Ok, in the interest of full disclosure, I despise the network admin at work and today I think the final straw got loaded on to the proverbial camel's back.
I have been working in the IT field for nearly 15 years and have always used gpresult to identify and diagnose active directory policy issues. I have been engaged in a week long argument with our windows admin claiming that the GPO's are not applying to more than 400 machines we have. My claim is based on the fact that when I run a gpresult on any machine every policy returns "not applied (reason unknown)".
His response is "gpresult is not accurate, you have a corrupt profile."
Personally, I think I have a corrupt admin.
I open the floor for discussion
The comments above say it all. I've not once heard about anyone complaining about the reliability/credibility of gpresult. Your admin should get a new ego.
Having spent entirely too much of my life for the past three weeks banging my head on GPO/Profile issues (only on the admin side), I felt some fear reading this question. Happily, we have no ERP deployment going so I feel safe whew.
Yes. About that. In my particular case, gpresult is returning the correct list of policies but they're not actually doing what they're supposed to. Evidence in the event-logs suggests they're attempting to apply but failing. This is what suggests a bad profile (specifically a badly created Default User profile, as these are computer-lab stations for students).
When a station can't even figure out what GPOs it needs to apply, it's usually pretty noisy about it in the event-logs. I had that happen a month ago, and it turned out that the workstation in question had the NetBIOS TCP/IP Helper service disabled. Another one managed to pick the one Domain Controller it couldn't get to. Both were diagnosed through event-log reading and some network diagnostics on the machine in question.

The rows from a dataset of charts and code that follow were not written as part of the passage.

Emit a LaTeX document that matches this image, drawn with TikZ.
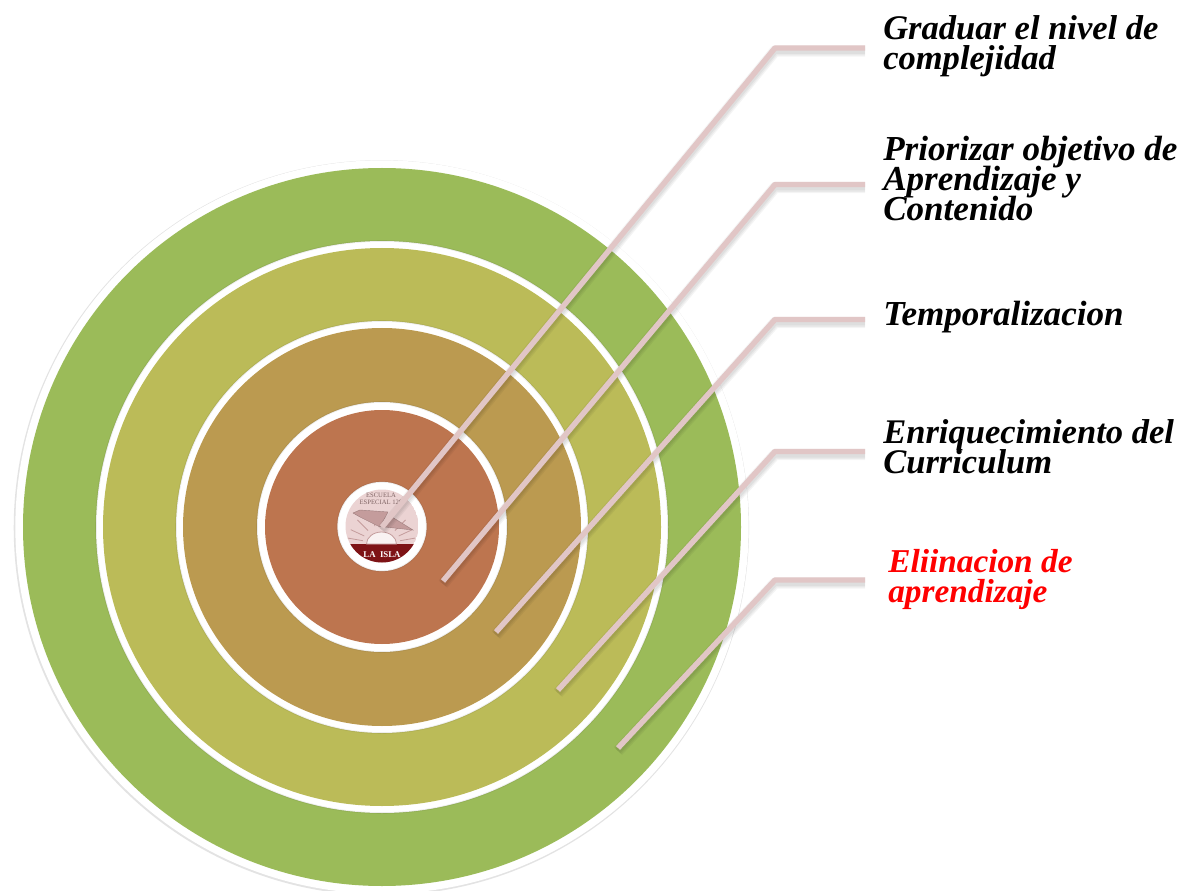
\documentclass[tikz,border=0pt]{standalone}
\usepackage{fontspec}
\usetikzlibrary{calc}
\setmainfont{Liberation Serif}
\lineskiplimit=-30pt
\begin{document}
\begin{tikzpicture}[x=0.75pt,y=-0.75pt,
  disc/.style={circle,fill=#1,inner sep=0pt},
  gap/.style={circle,fill=white,inner sep=0pt,draw=black,draw opacity=0.07,line width=1.2pt},
  leader/.style={draw=leaderc,line width=4.1pt,line join=round},
  leadershadow/.style={draw=black,draw opacity=0.045,line join=round,line width=#1},
  lab/.style={anchor=base west,align=left,inner sep=0pt,font=\fontsize{25.9}{22.5}\selectfont\bfseries\itshape,text=black},
  labwide/.style={lab,font=\fontsize{26.3}{22.5}\selectfont\bfseries\itshape},
  labred/.style={lab,font=\fontsize{25}{22.5}\selectfont\bfseries\itshape,text=red},
]
\definecolor{cgreen}{HTML}{9BBB59}
\definecolor{colive}{HTML}{BBBB58}
\definecolor{cochre}{HTML}{BB9A50}
\definecolor{cbrown}{HTML}{BD754F}
\definecolor{leaderc}{HTML}{E1C6C6}
\definecolor{logored}{HTML}{7E1316}
\definecolor{logopink}{HTML}{EBD3D3}
\definecolor{logoink}{HTML}{C49C9C}
\useasboundingbox (0,0) rectangle (1182,891);
\fill[white] (0,0) rectangle (1182,891);
\coordinate (c) at (382,527);
% rings
\node[disc=black!11,minimum size=551.5pt] (r00) at ($(c)+(-0.6,0.8)$) {};
\node[disc=white,minimum size=550pt] (r0) at (c) {};
\node[disc=cgreen,minimum size=538.5pt] (r1) at (c) {};
\node[gap,minimum size=429pt] (w2) at (c) {};
\node[disc=colive,minimum size=418.5pt] (r2) at (c) {};
\node[gap,minimum size=309pt] (w3) at (c) {};
\node[disc=cochre,minimum size=298.5pt] (r3) at (c) {};
\node[gap,minimum size=187.5pt] (w4) at (c) {};
\node[disc=cbrown,minimum size=175.5pt] (r4) at (c) {};
\node[gap,minimum size=67pt] (w5) at (382,526.5) {};
% logo
\begin{scope}
  \clip (382,526) circle (36.5);
  \fill[logopink] (382,526) circle (36.5);
  \fill[logored] (340,544) rectangle (424,566);
  \foreach \a in {190,205,225,250,290,315,335,350}
    \draw[logoink,line width=0.6pt] ($(381.5,544)+(\a:19)$) -- ($(381.5,544)+(\a:34)$);
  \fill[white!70!logopink,draw=logoink,line width=0.6pt] (366.5,544) arc (180:360:15 and 12) -- cycle;
  \fill[logoink,draw=logoink!80!black,line width=0.3pt] (353,513) -- (360,510) -- (388,512) -- (380,527) -- (360,517) -- cycle;
  \fill[logoink,draw=logoink!80!black,line width=0.3pt] (392,517) -- (413,530) -- (385,527) -- cycle;
\end{scope}
\node[inner sep=0pt,text=logoink!65!black,font=\fontsize{5}{5.2}\selectfont,align=center] (logotxt) at (381,498.5) {ESCUELA\\ESPECIAL 129};
\node[inner sep=0pt,text=white,font=\fontsize{6.6}{6.6}\selectfont\bfseries] (logoname) at (382,555) {LA\ \ ISLA};
% label nodes (anchor is the baseline of the last line)
\node[lab] (t1) at (883,70) {Graduar el nivel de\\complejidad};
\node[labwide] (t2) at (883,221) {Priorizar objetivo de\\Aprendizaje y\\Contenido};
\node[labwide] (t3) at (883,326) {Temporalizacion};
\node[lab] (t4) at (883,473) {Enriquecimiento del\\Curriculum};
\node[labred] (t5) at (888,602) {Eliinacion de\\aprendizaje};
% connector ends
\coordinate (a1) at (382,527); \coordinate (b1) at (775,48); \coordinate (e1) at (865,48);
\coordinate (a2) at (443,581); \coordinate (b2) at (775,184.5); \coordinate (e2) at (865,184.5);
\coordinate (a3) at (496,632); \coordinate (b3) at (775,319.5); \coordinate (e3) at (865,319.5);
\coordinate (a4) at (558,690); \coordinate (b4) at (775,451.5); \coordinate (e4) at (865,451.5);
\coordinate (a5) at (618,748); \coordinate (b5) at (775,580); \coordinate (e5) at (865,580);
\foreach \i in {1,...,5}{
  \foreach \w in {8.5pt,6.5pt,4.5pt}
    \draw[leadershadow=\w] ($(a\i)+(0,3)$) -- ($(b\i)+(0,3)$) -- ($(e\i)+(0,3)$);
  \draw[leader] (a\i) -- (b\i) -- (e\i);
}
\end{tikzpicture}
\end{document}
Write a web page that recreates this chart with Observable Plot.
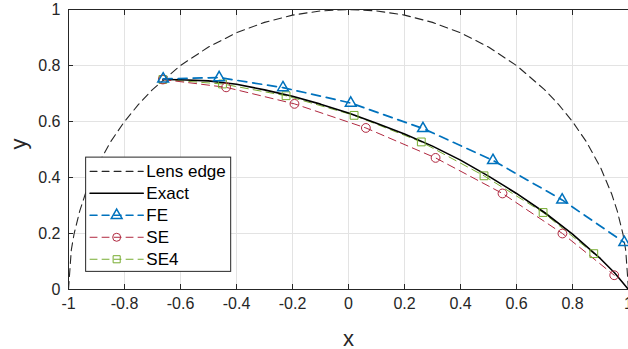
<!DOCTYPE html>
<html>
<head>
<meta charset="utf-8">
<script src="https://cdn.jsdelivr.net/npm/d3@7"></script>
<script src="https://cdn.jsdelivr.net/npm/@observablehq/plot@0.6"></script>
<style>
  html, body { margin: 0; padding: 0; background: #fff; }
  #chart svg { display: block; }
</style>
</head>
<body>
<div id="chart"></div>
<script>
// ---- data ----
const lensX = [-1, -0.99, -0.98, -0.96, -0.94, -0.9, -0.85, -0.8, -0.75, -0.7, -0.6, -0.5, -0.4, -0.3, -0.2, -0.1, 0, 0.1, 0.2, 0.3, 0.4, 0.5, 0.6, 0.7, 0.75, 0.8, 0.85, 0.9, 0.94, 0.96, 0.98, 0.99, 1];
const lensY = [0, 0.141, 0.199, 0.280, 0.341, 0.436, 0.527, 0.600, 0.661, 0.714, 0.800, 0.866, 0.917, 0.954, 0.980, 0.995, 1, 0.995, 0.980, 0.954, 0.917, 0.866, 0.800, 0.714, 0.661, 0.600, 0.527, 0.436, 0.341, 0.280, 0.199, 0.141, 0];

const exactX = [-0.663, -0.6, -0.5, -0.4, -0.3, -0.2, -0.1, 0, 0.1, 0.2, 0.3, 0.4, 0.5, 0.6, 0.7, 0.8, 0.9, 0.95, 1.0];
const exactY = [0.750, 0.749, 0.745, 0.733, 0.713, 0.690, 0.662, 0.630, 0.594, 0.555, 0.512, 0.462, 0.405, 0.343, 0.275, 0.198, 0.110, 0.060, 0.0];

const feX = [-0.662, -0.462, -0.234, 0.008, 0.266, 0.516, 0.763, 0.985];
const feY = [0.752, 0.757, 0.721, 0.666, 0.575, 0.461, 0.320, 0.168];

const seX = [-0.663, -0.437, -0.193, 0.062, 0.311, 0.550, 0.764, 0.949];
const seY = [0.750, 0.722, 0.663, 0.577, 0.470, 0.343, 0.200, 0.051];

const se4X = [-0.663, -0.450, -0.223, 0.020, 0.260, 0.484, 0.695, 0.876];
const se4Y = [0.750, 0.734, 0.692, 0.622, 0.527, 0.406, 0.275, 0.128];

const xTicks = [-1, -0.8, -0.6, -0.4, -0.2, 0, 0.2, 0.4, 0.6, 0.8, 1];
const yTicks = [0, 0.2, 0.4, 0.6, 0.8, 1];
const seriesNames = ["Lens edge", "Exact", "FE", "SE", "SE4"];

// ---- styles ----
const C = {lens: "#262626", exact: "#000000", fe: "#0072BD", se: "#B0283F", se4: "#77AC30", axis: "#262626", grid: "#e3e3e3"};
const FONT = "'Liberation Sans', Arial, Helvetica, sans-serif";

const pts = (xs, ys) => xs.map((x, i) => ({x, y: ys[i]}));
const lens = pts(lensX, lensY);
const exact = pts(exactX, exactY);
const fe = pts(feX, feY);
const se = pts(seX, seY);
const se4 = pts(se4X, se4Y);

// legend layout (data coordinates)
const legX0 = -0.937, legX1 = -0.419, legY0 = 0.063, legY1 = 0.471;
const rowY0 = 0.422, rowStep = 0.0785;
const sampleX1 = -0.923, sampleX2 = -0.733, sampleMid = -0.828, textX = -0.722;
const legendStyles = [
  {stroke: C.lens, dash: "7,5", width: 1.1, symbol: null},
  {stroke: C.exact, dash: null, width: 1.6, symbol: null},
  {stroke: C.fe, dash: "7,5", width: 1.5, symbol: "triangle"},
  {stroke: C.se, dash: "7,5", width: 1, symbol: "circle"},
  {stroke: C.se4, dash: "7,5", width: 1, symbol: "square"}
];
const legendRows = seriesNames.map((name, i) => ({name, y: rowY0 - i * rowStep, ...legendStyles[i]}));

const marks = [
  Plot.ruleX(xTicks, {stroke: C.grid, strokeWidth: 1}),
  Plot.ruleY(yTicks, {stroke: C.grid, strokeWidth: 1}),
  Plot.line(lens, {x: "x", y: "y", stroke: C.lens, strokeWidth: 1.1, strokeDasharray: "8,5"}),
  Plot.line(se4, {x: "x", y: "y", stroke: C.se4, strokeWidth: 1, strokeDasharray: "8,5"}),
  Plot.line(exact, {x: "x", y: "y", stroke: C.exact, strokeWidth: 1.6}),
  Plot.line(se, {x: "x", y: "y", stroke: C.se, strokeWidth: 1, strokeDasharray: "8,5"}),
  Plot.line(fe, {x: "x", y: "y", stroke: C.fe, strokeWidth: 1.7, strokeDasharray: "9,6"}),
  Plot.dot(se4, {x: "x", y: "y", symbol: "square", r: 4.4, stroke: C.se4, fill: "none", strokeWidth: 1}),
  Plot.dot(se, {x: "x", y: "y", symbol: "circle", r: 4.4, stroke: C.se, fill: "none", strokeWidth: 1}),
  Plot.dot(fe, {x: "x", y: "y", symbol: "triangle", r: 4.0, stroke: C.fe, fill: "none", strokeWidth: 1.5}),
  // axes box lines
  Plot.ruleX([-1], {stroke: C.axis, strokeWidth: 1}),
  Plot.ruleY([0], {stroke: C.axis, strokeWidth: 1}),
  Plot.ruleY([1], {stroke: C.axis, strokeWidth: 1.2}),
  Plot.axisX({anchor: "bottom", ticks: xTicks, tickSize: -5, tickPadding: 13, tickFormat: d => String(d), fontSize: 16, color: C.axis, label: null}),
  Plot.axisX({anchor: "top", ticks: xTicks, tickSize: -5, tickFormat: () => "", color: C.axis, label: null}),
  Plot.axisY({anchor: "left", ticks: yTicks, tickSize: -5, tickPadding: 13, tickFormat: d => String(d), fontSize: 16, color: C.axis, label: null}),
  // axis titles
  Plot.text(["x"], {frameAnchor: "bottom", dy: 49, fontSize: 22, fill: C.axis, lineAnchor: "middle"}),
  Plot.text(["y"], {frameAnchor: "left", dx: -50, rotate: -90, fontSize: 22, fill: C.axis, lineAnchor: "middle"}),
  // legend
  Plot.rect([0], {x1: legX0, x2: legX1, y1: legY0, y2: legY1, fill: "white", stroke: "#262626", strokeWidth: 1}),
  ...legendRows.map(r => Plot.line([{x: sampleX1, y: r.y}, {x: sampleX2, y: r.y}], {x: "x", y: "y", stroke: r.stroke, strokeWidth: r.width, strokeDasharray: r.dash})),
  ...legendRows.filter(r => r.symbol).map(r => Plot.dot([{x: sampleMid, y: r.y}], {x: "x", y: "y", symbol: r.symbol, r: 4.0, stroke: r.stroke, fill: "none", strokeWidth: r.symbol === "triangle" ? 1.5 : 1})),
  Plot.text(legendRows, {x: () => textX, y: "y", text: "name", textAnchor: "start", fontSize: 17, fill: "#000"})
];

const chart = Plot.plot({
  width: 628,
  height: 349,
  marginLeft: 68,
  marginRight: 0,
  marginTop: 9,
  marginBottom: 60,
  style: {fontFamily: FONT, background: "white", overflow: "visible"},
  x: {domain: [-1, 1]},
  y: {domain: [0, 1]},
  marks
});
document.getElementById("chart").append(chart);
</script>
</body>
</html>
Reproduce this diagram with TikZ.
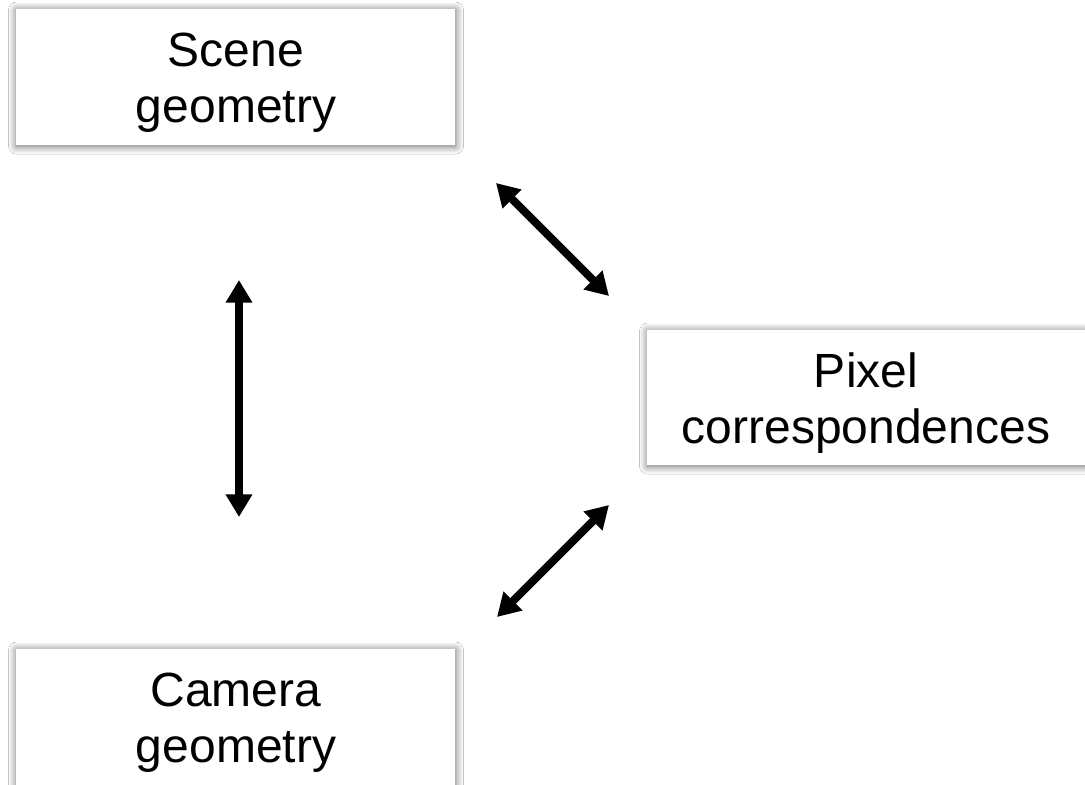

Well, your admin sounds like he is deflecting. I agree with everyone here. To answer your specific question, gpresult does not include local security policy. The RSOP MMC snap-in (
rsop.msc
) does include it since it is a nice fancy GUI, but I was disappointed when the HTML report did not include them. That stuff can be kind of important, and it was to me at the time. Made me look foolish when I was with a bunch of people and used it to "get the answer" when the employee in the know was out. I was convinced he had not applied any secpol customizations. FAIL!To answer your GPO problem: are these GPO's linked from one OU to another? Our SOP is for our "domain admins," since we are a very large IT department, to link them from the OU where they create different GPOs based on their target audience and with the appropriately locked-down permissions for admin group (staff, students, special projects, etc.). If you do not enable the linked GPO at the target OU level, it will obviously not apply. If this guy does not know his stuff, this sounds like an obvious way to make the policy not apply. Just right-click the linked OU at the target OU with
gpmc.msc
and click Enable (in case you are not familiar). Hope that helps.